I feel you may need to remove yourself emotionally from this to ‘hear’ what others are offering you. You may be your worst enemy, your defenses are so high.
Attorneys do not want emotions….they want facts. I sense you may be driving attorneys away based on your emotional involvement.
I can also tell you…..an attorney won’t touch this with a ten foot pole with that website info out there. It’s dirty laundry/muddy waters to them…..they want legal facts only-unemotional facts!
Don’t hold your breath for an attorney to contact YOU based on reading your sites. Won’t happen.
I see a Libel suit coming down the pike, at very least, if you can’t ‘prove’ everything your writing on that blog.
Get the courts to monitor the executor and expose him legally…..anything else is redundant.
Good luck…..I too am out of ideas for you.
Dear Oxy, Blueskies, Anneka,
Somewhere in this story I am reminded of my Mom….
Hope all is well with everyone…I am happy to report that I feel the most back to myself…or having found the new and improved version of myself – after going through a few rough years of self-actualization (cant think of another word to describe my journey) after meeting a toxic person…as well as coming to terms/owning the potentially damaging selfless and at times selfish choices I was making …were adding to the mix! Finding the balance for me has been focusing more and more on healthier choices for myself (because I was unaware I had them as an option) and focusing on my family, my friends and those who are seeking the same kind of healthy balance in their own life…

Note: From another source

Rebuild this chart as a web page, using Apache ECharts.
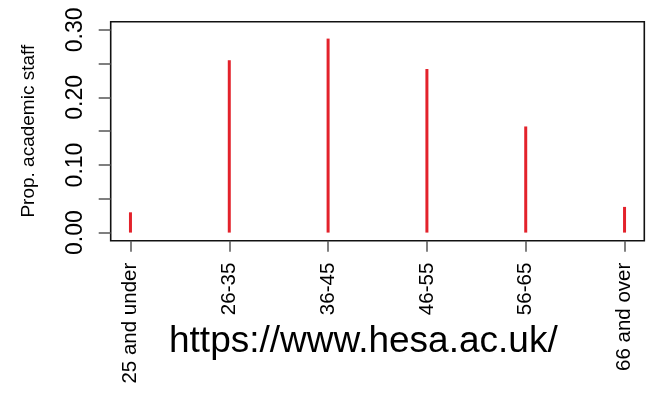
<!DOCTYPE html>
<html>
<head>
<meta charset="utf-8">
<script src="https://cdn.jsdelivr.net/npm/echarts@6/dist/echarts.min.js"></script>
<style>
html,body{margin:0;padding:0;background:#fff;}
#chart{width:647px;height:402px;}
</style>
</head>
<body>
<div id="chart"></div>
<script>
const categories = ["25 and under", "26-35", "36-45", "46-55", "56-65", "66 and over"];
const proportions = [0.030, 0.255, 0.287, 0.242, 0.157, 0.038];
const yTickValues = [0, 0.05, 0.10, 0.15, 0.20, 0.25, 0.30];
const yLabelValues = [0, 0.10, 0.20, 0.30];
const yTitle = "Prop. academic staff";
const sourceText = "https://www.hesa.ac.uk/";

const positions = categories.map((c, i) => i + 1);
const FONT = "Liberation Sans, Arial, Helvetica, sans-serif";

const chart = echarts.init(document.getElementById('chart'), null, {renderer: 'canvas'});
chart.setOption({
  backgroundColor: '#ffffff',
  animation: false,
  grid: {
    left: 110.7, top: 21.7, right: 2.7, bottom: 161.3,
    show: true, borderColor: '#111', borderWidth: 1.6, backgroundColor: 'transparent'
  },
  xAxis: {
    type: 'value', min: 0.8, max: 6.2,
    axisLine: {show: false, onZero: false},
    splitLine: {show: false},
    axisTick: {show: true, length: 11, customValues: positions, lineStyle: {color: '#555', width: 1.5}},
    axisLabel: {
      show: true, customValues: positions, rotate: 90, margin: 22,
      fontSize: 20.5, color: '#000', fontFamily: FONT,
      formatter: v => categories[Math.round(v) - 1] || ''
    }
  },
  yAxis: {
    type: 'value', min: -0.012, max: 0.312,
    axisLine: {show: false, onZero: false},
    splitLine: {show: false},
    axisTick: {show: true, length: 12, customValues: yTickValues, lineStyle: {color: '#555', width: 1.5}},
    axisLabel: {
      show: true, customValues: yLabelValues, rotate: 90, margin: 24,
      fontSize: 23, color: '#000', fontFamily: FONT,
      formatter: v => v.toFixed(2)
    },
    name: yTitle, nameLocation: 'middle', nameGap: 72, nameRotate: 90,
    nameTextStyle: {fontSize: 19, color: '#000', fontFamily: FONT}
  },
  series: [{
    type: 'bar',
    data: positions.map((p, i) => [p, proportions[i]]),
    barWidth: 3,
    itemStyle: {color: '#e3222b'},
    silent: true
  }],
  graphic: [{
    type: 'text', left: 169, top: 323,
    style: {text: sourceText, fill: '#000', font: '37px ' + FONT}
  }]
});
</script>
</body>
</html>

For me personally, I had to get to know myself, my value and values, my strengths and weaknesses and MAKE CHOICES that were healthier and better for myself. Which included protecting myself – learning the tools how to do so – and knowing the reasons why (BECAUSE I MATTER TOO 🙂
Life gets just a little bit better with each phase of the healing process… its a never-ending journey but as long as we learn how to love and respect ourselves – we give ourselves the gift of protecting ourselves – from others who cant or dont know how to love/respect themselves or anyone else. We learn to move on to find like-minded people seeking a good healthy balance in their lives. xoxo
blueskies,
lovely name, by the way, i wonder how you thought of it, it speaks of a lovely summer sky, not a cloud showing.
i got this from the MIND LEGAL UNIT on the website you sent me the link for :- “We do not give advice on areas of law in which we have no specialist knowledge; for example, we do not advise on housing law, criminal law, wills and trusts, child care law, or welfare benefits.”
i dont think this would be any help to me, as you can see.
buttons,
sociopathy seems to be very well known in america, but the uk knows nothing about it whatsoever, i am in the uk, and you could say surrounded by ignorance, i never knew about it till i accessed a site in america, i forget which one now, but it was in america.
Anneka, I don’t believe that sociopathy is known in the US any more than it’s understood anywhere else in the world.
The recent developments with the Urine Vanderbloat spath is a perfect example of this. We keep hearing the words, “predatory,” “emotionless,” and “lacks feeling,” but we don’t ONCE hear newscasters or law enforcement use the phrase, “fits the profile of a sociopath.”
We do not use the word, “sociopath,” in this country EVEN when someone is diagnosed as such.